Wang Fang, the Chinese-German behind Kanaan Winery, is making her own concerted effort in the desert conditions of Helan, Ningxia. In 1997, her father, a former head of agriculture for the region, planted cabernet sauvignon – by far the most common wine grape variety in China, making up an estimated 63 per cent of the total harvest – along with merlot and chardonnay. Wang says that her blend of the former two varieties, named Pretty Pony, was described by revered British wine writer Jancis Robinson as the best wine in China in 2014.
But what Wang really wanted was her father to plant Riesling, her great grape passion – “It’s gifted by God,” she says – and he obliged, despite the terroir being far from suitable.
“It’s a great risk to grow Riesling here. I lost my entire harvest in 2016 as it was too hot, and then there was too much rain. But, in 2018, I was able to make a 100 per cent Riesling wine. Riesling is a revolution for Chinese wine.”
Despite running Grace Vineyard for two decades, Chan still describes making wine in China as a “puzzle”.
“We need another 50 years of experimenting,” she says. “We planted many varieties in Shanxi that failed: nebbiolo, Riesling, Chenin Blanc, petit manseng, pinot noir; our Sangiovese was so acidic it basically burned our gums.”

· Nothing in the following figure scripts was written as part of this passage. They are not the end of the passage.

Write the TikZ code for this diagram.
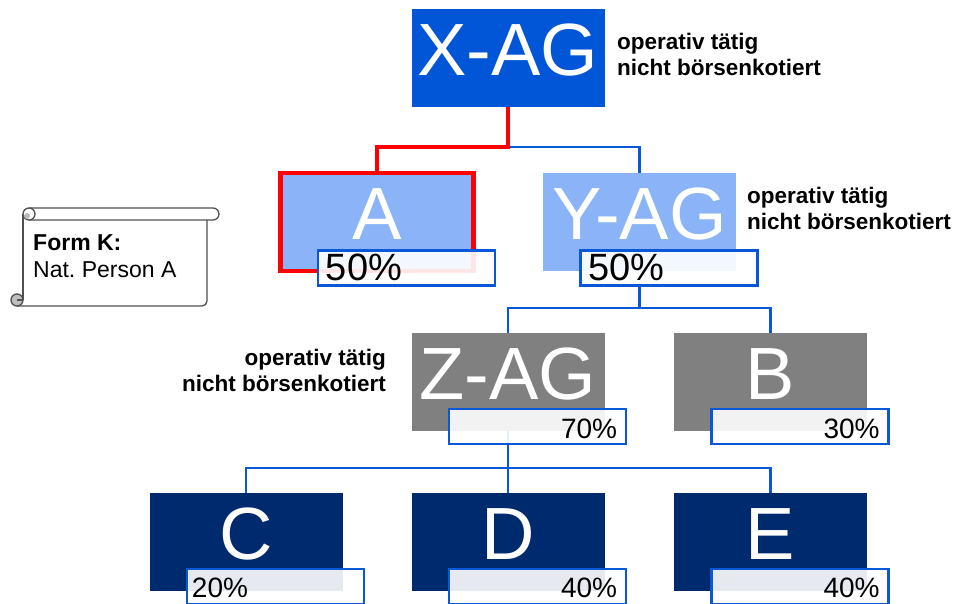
\documentclass[tikz,border=0pt]{standalone}
\usepackage{fontspec}
\setmainfont{Liberation Sans}
\frenchspacing
\definecolor{xblue}{RGB}{0,86,214}
\definecolor{lightblue}{RGB}{138,180,247}
\definecolor{zgray}{RGB}{128,128,128}
\definecolor{navy}{RGB}{0,42,110}
\definecolor{lineblue}{RGB}{8,88,216}
\definecolor{scrollgray}{RGB}{80,80,80}
\begin{document}
\begin{tikzpicture}[x=1bp,y=-1bp,
  box/.style={rectangle, minimum width=193bp, minimum height=98bp, inner sep=0pt,
    text=white, font=\fontsize{74bp}{80bp}\selectfont, text height=53bp, text depth=18bp},
  pct/.style={rectangle, minimum width=177bp, minimum height=35bp, inner sep=0pt,
    draw=lineblue, line width=2.5bp, fill=white, fill opacity=0.9},
  bigpct/.style={font=\fontsize{38bp}{40bp}\selectfont, inner sep=0pt},
  smallpct/.style={font=\fontsize{28bp}{30bp}\selectfont, inner sep=0pt},
  conn/.style={draw=lineblue, line width=2.5bp},
  redconn/.style={draw=red, line width=4.5bp},
  lab/.style={font=\bfseries\fontsize{22.5bp}{26bp}\selectfont, inner sep=0pt},
  scrolltext/.style={font=\fontsize{23bp}{27bp}\selectfont, inner sep=0pt, anchor=base west},
  scrollline/.style={draw=scrollgray, line width=1.3bp},
]
\useasboundingbox (0,0) rectangle (954,604);

% scroll
\fill[white, rounded corners=5bp] (23,214) -- (23,306) -- (207,306) -- (207,214) -- cycle;
\draw[scrollline] (23,214) -- (23,300);
\draw[scrollline, rounded corners=5bp] (17,306) -- (207,306) -- (207,220);
\draw[scrollline, fill=white, rounded corners=6bp] (29,208) -- (219,208) -- (219,220) -- (29,220);
\draw[scrollline, fill=white] (29,214) circle (6bp);
\fill[gray!55] (27,216) circle (3bp);
\draw[scrollline, fill=gray!50] (17,300) circle (6bp);
\draw[scrollline] (17,300) -- (23,300);
\node[scrolltext, font=\bfseries\fontsize{23bp}{27bp}\selectfont] (fk) at (33,251) {Form K:};
\node[scrolltext] (np) at (33,278) {Nat. Person A};

% main boxes
\node[box, fill=xblue] (X) at (508,58) {X-AG};
\node[box, fill=lightblue, draw=red, line width=4.5bp] (A) at (377,222) {A};
\node[box, fill=lightblue] (Y) at (639.5,222) {Y-AG};
\node[box, fill=zgray] (Z) at (508,382) {Z-AG};
\node[box, fill=zgray] (B) at (770.5,382) {B};
\node[box, fill=navy] (C) at (246,542) {C};
\node[box, fill=navy] (D) at (508,542) {D};
\node[box, fill=navy] (E) at (770.5,542) {E};

% percentage boxes
\node[pct] (pA) at ([shift={(29.5,46)}]A.center) {};
\node[pct] (pY) at ([shift={(29.5,46)}]Y.center) {};

% junctions
\coordinate (j1) at (508,147);
\coordinate (j2) at (639.5,308);
\coordinate (j3) at (508,468);

% connectors
\draw[conn] (j1) -| (Y.north);
\draw[redconn] (X.south) -- (j1) -| (A.north);
\draw[conn] (Y.south |- pY.south) -- (j2);
\draw[conn] (j2) -| (Z.north);
\draw[conn] (j2) -| (B.north);
\draw[conn] (Z.south) -- (j3) -- (D.north);
\draw[conn] (j3) -| (C.north);
\draw[conn] (j3) -| (E.north);

\node[pct] (pZ) at ([shift={(29.5,44.5)}]Z.center) {};
\node[pct] (pB) at ([shift={(29.5,44.5)}]B.center) {};
\node[pct] (pC) at ([shift={(29.5,44.5)}]C.center) {};
\node[pct] (pD) at ([shift={(29.5,44.5)}]D.center) {};
\node[pct] (pE) at ([shift={(29.5,44.5)}]E.center) {};

\node[bigpct, anchor=base west] (tA) at ([xshift=9bp,yshift=6bp]pA.south west) {50\%};
\node[bigpct, anchor=base west] (tY) at ([xshift=9bp,yshift=6bp]pY.south west) {50\%};
\node[smallpct, anchor=base east] (tZ) at ([xshift=-10bp,yshift=7bp]pZ.south east) {70\%};
\node[smallpct, anchor=base east] (tB) at ([xshift=-10bp,yshift=7bp]pB.south east) {30\%};
\node[smallpct, anchor=base west] (tC) at ([xshift=6bp,yshift=8bp]pC.south west) {20\%};
\node[smallpct, anchor=base east] (tD) at ([xshift=-10bp,yshift=8bp]pD.south east) {40\%};
\node[smallpct, anchor=base east] (tE) at ([xshift=-10bp,yshift=8bp]pE.south east) {40\%};

% labels
\node[lab, anchor=base west] (lx1) at (617,50) {operativ tätig};
\node[lab, anchor=base west] (lx2) at (617,76) {nicht börsenkotiert};
\node[lab, anchor=base west] (ly1) at (747,204) {operativ tätig};
\node[lab, anchor=base west] (ly2) at (747,230) {nicht börsenkotiert};
\node[lab, anchor=base east] (lz1) at (386,365) {operativ tätig};
\node[lab, anchor=base east] (lz2) at (386,391) {nicht börsenkotiert};
\end{tikzpicture}
\end{document}
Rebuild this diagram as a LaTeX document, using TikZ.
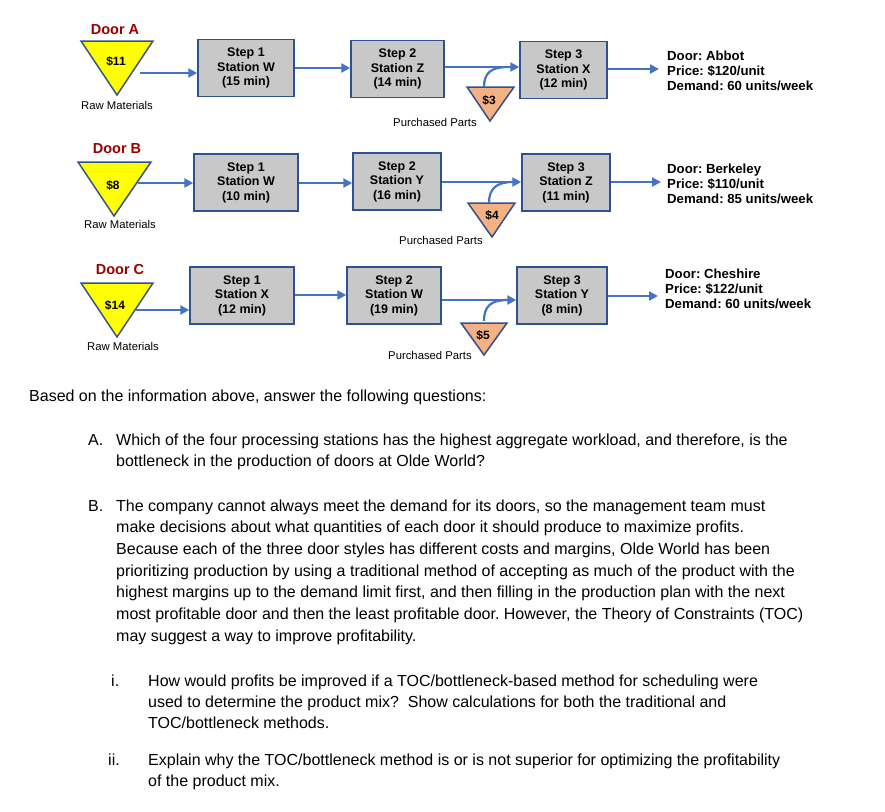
\documentclass[tikz,border=0pt]{standalone}
\usepackage{fontspec}
\setmainfont{Liberation Sans}
\usetikzlibrary{arrows.meta}
\frenchspacing
\definecolor{arrblue}{HTML}{4472C4}
\definecolor{boxline}{HTML}{2F528F}
\definecolor{boxfill}{HTML}{C8C8C8}
\definecolor{doorred}{HTML}{990000}
\definecolor{ppfill}{HTML}{F4B183}
\definecolor{rmfill}{HTML}{FFFF00}
\tikzset{
 stbox/.style={draw=boxline, line width=1.5pt, fill=boxfill, align=center, inner sep=0pt,
   font=\fontsize{12.5}{14.5}\selectfont\bfseries, minimum height=57pt},
 arr/.style={draw=arrblue, line width=2.2pt, -{Triangle[length=9pt,width=9pt]}},
 feed/.style={draw=arrblue, line width=2.2pt},
 tri/.style={draw=boxline, line width=1.5pt, line join=miter},
 doorlbl/.style={font=\fontsize{14.5}{16}\selectfont\bfseries, text=doorred, inner sep=0pt},
 rmlbl/.style={font=\fontsize{11.3}{13}\selectfont, inner sep=0pt},
 cost/.style={font=\fontsize{12}{14}\selectfont\bfseries, inner sep=0pt},
 info/.style={align=left, inner sep=0pt, anchor=west, font=\fontsize{13.2}{15.3}\selectfont\bfseries},
 body/.style={anchor=base west, inner sep=0pt, font=\fontsize{16}{20}\selectfont},
}
\begin{document}
\begin{tikzpicture}[x=1pt,y=-1pt]
\useasboundingbox (0,0) rectangle (885,811);
\fill[white] (0,0) rectangle (885,811);

% ---------- Row A ----------
\node[doorlbl] (doorA) at (115,30) {Door A};
\filldraw[tri, fill=rmfill] (81,41) -- (153,41) -- (117,95) -- cycle;
\node[cost] (cA) at (116,61) {\$11};
\node[rmlbl] (rmlA) at (117,105) {Raw Materials};
\coordinate (rmA) at (140,73);
\node[stbox, minimum width=96pt] (a1) at (246,68) {Step 1\\Station W\\(15 min)};
\node[stbox, minimum width=93pt] (a2) at (397.5,69) {Step 2\\Station Z\\(14 min)};
\node[stbox, minimum width=87pt] (a3) at (563.5,70) {Step 3\\Station X\\(12 min)};
\filldraw[tri, fill=ppfill] (467,87) -- (514,87) -- (490,121) -- cycle;
\node[cost] (pcA) at (489,100) {\$3};
\node[rmlbl] (pplA) at (435,122) {Purchased Parts};
\coordinate (ppA) at (484,87);
\node[info] (dA) at (667,71) {Door: Abbot\\Price: \$120/unit\\Demand: 60 units/week};
\draw[arr] (rmA) -- (rmA -| a1.west);
\draw[arr] (a1.east) -- (a1.east -| a2.west);
\draw[arr] (a2.east |- 0,67) -- (a3.west |- 0,67);
\draw[feed] (ppA) .. controls (484,73) and (491,67) .. (508,67);
\draw[arr, shorten >=8pt] (a3.east |- 0,69) -- (dA.west |- 0,69);

% ---------- Row B ----------
\node[doorlbl] (doorB) at (117,149) {Door B};
\filldraw[tri, fill=rmfill] (78,162) -- (151,162) -- (114,216) -- cycle;
\node[cost] (cB) at (113,185) {\$8};
\node[rmlbl] (rmlB) at (120,224) {Raw Materials};
\coordinate (rmB) at (138,183);
\node[stbox, minimum width=104pt] (b1) at (246,182.5) {Step 1\\Station W\\(10 min)};
\node[stbox, minimum width=88pt] (b2) at (397,181.5) {Step 2\\Station Y\\(16 min)};
\node[stbox, minimum width=88pt] (b3) at (566,182.5) {Step 3\\Station Z\\(11 min)};
\filldraw[tri, fill=ppfill] (468,203) -- (515,203) -- (492,237) -- cycle;
\node[cost] (pcB) at (492,215) {\$4};
\node[rmlbl] (pplB) at (441,240) {Purchased Parts};
\coordinate (ppB) at (489,203);
\node[info] (dB) at (667,184) {Door: Berkeley\\Price: \$110/unit\\Demand: 85 units/week};
\draw[arr] (rmB) -- (rmB -| b1.west);
\draw[arr] (b1.east |- 0,183) -- (b2.west |- 0,183);
\draw[arr] (b2.east |- 0,182) -- (b3.west |- 0,182);
\draw[feed] (ppB) .. controls (489,189) and (496,182) .. (513,182);
\draw[arr, shorten >=6pt] (b3.east |- 0,182) -- (dB.west |- 0,182);

% ---------- Row C ----------
\node[doorlbl] (doorC) at (120,270) {Door C};
\filldraw[tri, fill=rmfill] (81,283) -- (153,283) -- (117,337) -- cycle;
\node[cost] (cC) at (115,305) {\$14};
\node[rmlbl] (rmlC) at (123,346) {Raw Materials};
\coordinate (rmC) at (135,310);
\node[stbox, minimum width=104pt] (c1) at (242,295.5) {Step 1\\Station X\\(12 min)};
\node[stbox, minimum width=94pt] (c2) at (394,295.5) {Step 2\\Station W\\(19 min)};
\node[stbox, minimum width=90pt] (c3) at (562,295.5) {Step 3\\Station Y\\(8 min)};
\filldraw[tri, fill=ppfill] (461,323) -- (507,323) -- (484,355) -- cycle;
\node[cost] (pcC) at (483,335) {\$5};
\node[rmlbl] (pplC) at (430,355) {Purchased Parts};
\coordinate (ppC) at (484,321);
\node[info] (dC) at (665,289) {Door: Cheshire\\Price: \$122/unit\\Demand: 60 units/week};
\draw[arr] (rmC) -- (rmC -| c1.west);
\draw[arr] (c1.east |- 0,295) -- (c2.west |- 0,295);
\draw[arr] (c2.east |- 0,300) -- (c3.west |- 0,300);
\draw[feed] (ppC) .. controls (484,306) and (491,300) .. (508,300);
\draw[arr, shorten >=7pt] (c3.east |- 0,296) -- (dC.west |- 0,296);

% ---------- Questions ----------
\node[body] (q0) at (29,401) {Based on the information above, answer the following questions:};
\node[body] (qA) at (88,445) {A.};
\node[body] (qA1) at (116,445) {Which of the four processing stations has the highest aggregate workload, and therefore, is the};
\node[body] (qA2) at (116,466) {bottleneck in the production of doors at Olde World?};
\node[body] (qB) at (88,511) {B.};
\node[body] (qB1) at (116,511) {The company cannot always meet the demand for its doors, so the management team must};
\node[body] (qB2) at (116,532.7) {make decisions about what quantities of each door it should produce to maximize profits.};
\node[body] (qB3) at (116,554.4) {Because each of the three door styles has different costs and margins, Olde World has been};
\node[body] (qB4) at (116,576.1) {prioritizing production by using a traditional method of accepting as much of the product with the};
\node[body] (qB5) at (116,597.8) {highest margins up to the demand limit first, and then filling in the production plan with the next};
\node[body] (qB6) at (116,619.5) {most profitable door and then the least profitable door. However, the Theory of Constraints (TOC)};
\node[body] (qB7) at (116,641.2) {may suggest a way to improve profitability.};
\node[body] (qi) at (111,686) {i.};
\node[body] (qi1) at (148,686) {How would profits be improved if a TOC/bottleneck-based method for scheduling were};
\node[body] (qi2) at (148,707) {used to determine the product mix?\ \ Show calculations for both the traditional and};
\node[body] (qi3) at (148,728) {TOC/bottleneck methods.};
\node[body] (qii) at (108,765) {ii.};
\node[body] (qii1) at (148,765) {Explain why the TOC/bottleneck method is or is not superior for optimizing the profitability};
\node[body] (qii2) at (148,786) {of the product mix.};
\end{tikzpicture}
\end{document}
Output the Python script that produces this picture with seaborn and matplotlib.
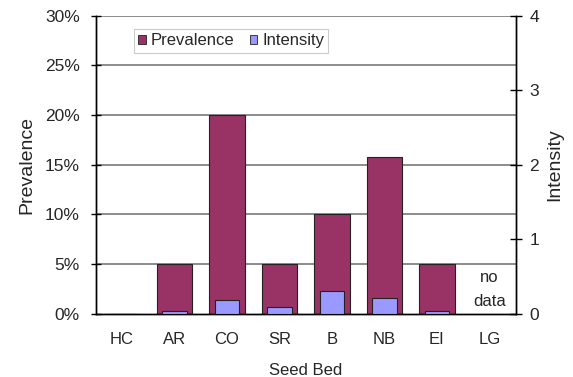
import numpy as np
import pandas as pd
import matplotlib
matplotlib.use("Agg")
import matplotlib.pyplot as plt
from matplotlib.patches import Patch
from matplotlib.ticker import FuncFormatter, FixedLocator
import seaborn as sns

# Seed bed categories and measured values
seed_beds = ["HC", "AR", "CO", "SR", "B", "NB", "EI", "LG"]
prevalence = [0.0, 5.0, 20.0, 5.0, 10.0, 15.8, 5.0, np.nan]   # percent
intensity = [0.0, 0.04, 0.19, 0.09, 0.30, 0.21, 0.04, np.nan]

prev_color = "#993366"
int_color = "#9999FF"

sns.set_style("white")
plt.rcParams["font.family"] = ["Liberation Sans", "DejaVu Sans"]

df = pd.DataFrame({"Seed Bed": seed_beds,
                   "Prevalence": prevalence,
                   "Intensity": intensity})

fig = plt.figure(figsize=(5.73, 3.77), dpi=100)
ax = fig.add_axes([0.167, 0.168, 0.733, 0.790])
ax2 = ax.twinx()

# horizontal gridlines behind the bars
ax.set_axisbelow(True)
for y in [5, 10, 15, 20, 25, 30]:
    ax.axhline(y, color="#6e6e6e", lw=1.1, zorder=0)

sns.barplot(data=df, x="Seed Bed", y="Prevalence", order=seed_beds,
            color=prev_color, saturation=1, width=0.67,
            edgecolor="#222222", linewidth=0.8, ax=ax, zorder=2)
sns.barplot(data=df, x="Seed Bed", y="Intensity", order=seed_beds,
            color=int_color, saturation=1, width=0.46,
            edgecolor="#222222", linewidth=0.8, ax=ax2, zorder=3)

# Left axis: prevalence
ax.set_ylim(0, 30)
ax.set_yticks([0, 5, 10, 15, 20, 25, 30])
ax.yaxis.set_major_formatter(FuncFormatter(lambda v, p: f"{int(v)}%"))
ax.set_ylabel("Prevalence", fontsize=14, labelpad=7)
ax.set_xlim(-0.5, len(seed_beds) - 0.5)
ax.set_xlabel("Seed Bed", fontsize=12, labelpad=12)

# Right axis: intensity
ax2.set_ylim(0, 4)
ax2.set_yticks([0, 1, 2, 3, 4])
ax2.set_ylabel("Intensity", fontsize=14, labelpad=5)

# Category ticks between bars
ax.xaxis.set_minor_locator(FixedLocator(np.arange(-0.5, len(seed_beds), 1.0)))
ax.tick_params(axis="x", which="major", length=0, labelsize=12, pad=13)
ax.tick_params(axis="x", which="minor", length=5, width=1, direction="out",
               color="black")
ax.tick_params(axis="y", length=7, width=1, direction="inout", labelsize=12.5,
               pad=8, color="black", left=True)
ax2.tick_params(axis="y", length=8, width=1, direction="inout", labelsize=12.5,
                pad=6, color="black", right=True)

for a in (ax, ax2):
    a.spines["top"].set_visible(False)
    for s in ("left", "right", "bottom"):
        a.spines[s].set_color("black")
        a.spines[s].set_linewidth(1.0)

# Missing category note
lg_idx = seed_beds.index("LG")
ax.text(lg_idx, 2.4, "no\ndata", ha="center", va="center", fontsize=12,
        linespacing=1.75)

handles = [Patch(facecolor=prev_color, edgecolor="#222222", lw=0.6),
           Patch(facecolor=int_color, edgecolor="#222222", lw=0.6)]
leg = ax2.legend(handles, ["Prevalence", "Intensity"], loc="upper left",
                 bbox_to_anchor=(0.092, 0.955), ncol=2, fontsize=12,
                 handlelength=0.45, handleheight=0.45, handletextpad=0.3,
                 columnspacing=0.9, borderpad=0.25, frameon=True,
                 fancybox=False, edgecolor="#cccccc", framealpha=1,
                 borderaxespad=0)
leg.get_frame().set_linewidth(0.8)

fig.savefig("out.png", dpi=100)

Going back through their records, Chan’s Malaysia-born head winemaker, Yean Lee, finds that the vineyard has had “six spring frosts since we began in 1998, resulting in a yield loss of 30-80 per cent, and many summers in which the fruits were badly affected by too much rain, with yield loss at 20-90 per cent”.
They now grow cabernet sauvignon, merlot, cabernet franc, marselan, aglianico and chardonnay grapes, and are trying out further varieties from cuttings taken from Yalumba Nursery in Australia at their Shanxi and new Ningxia vineyards.
The challenges that Chinese winemakers face may be daunting, but the sector is improving at pace. “Chinese wines in the fine wine category compare fairly well with those premium and super-premium wines that can be found in other more established countries of origin. But the very best Chinese wines are still not on a par with the finest wines of the Old World or indeed other New World countries,” says Ragg.
“Having said that, a huge amount of progress has been made in a relatively short period of time compared with the evolution traditional regions have undergone in France, Italy and Spain. I’m sanguine that we will see truly world-class wines produced by China in the next 10 to 15 years.”
While we wait for the greats, Salvatore Campione, co-founder of Asia Beverage Media Group, says there is plenty for connoisseurs to enjoy. “Look out for Helan Hong cabernet sauvignon from Hejinzun Winery, for example,” he says. “Hong Kong wine drinkers are mature – they are concerned with taste rather than brand or country. High quality boutique Chinese wines have a place in this market.”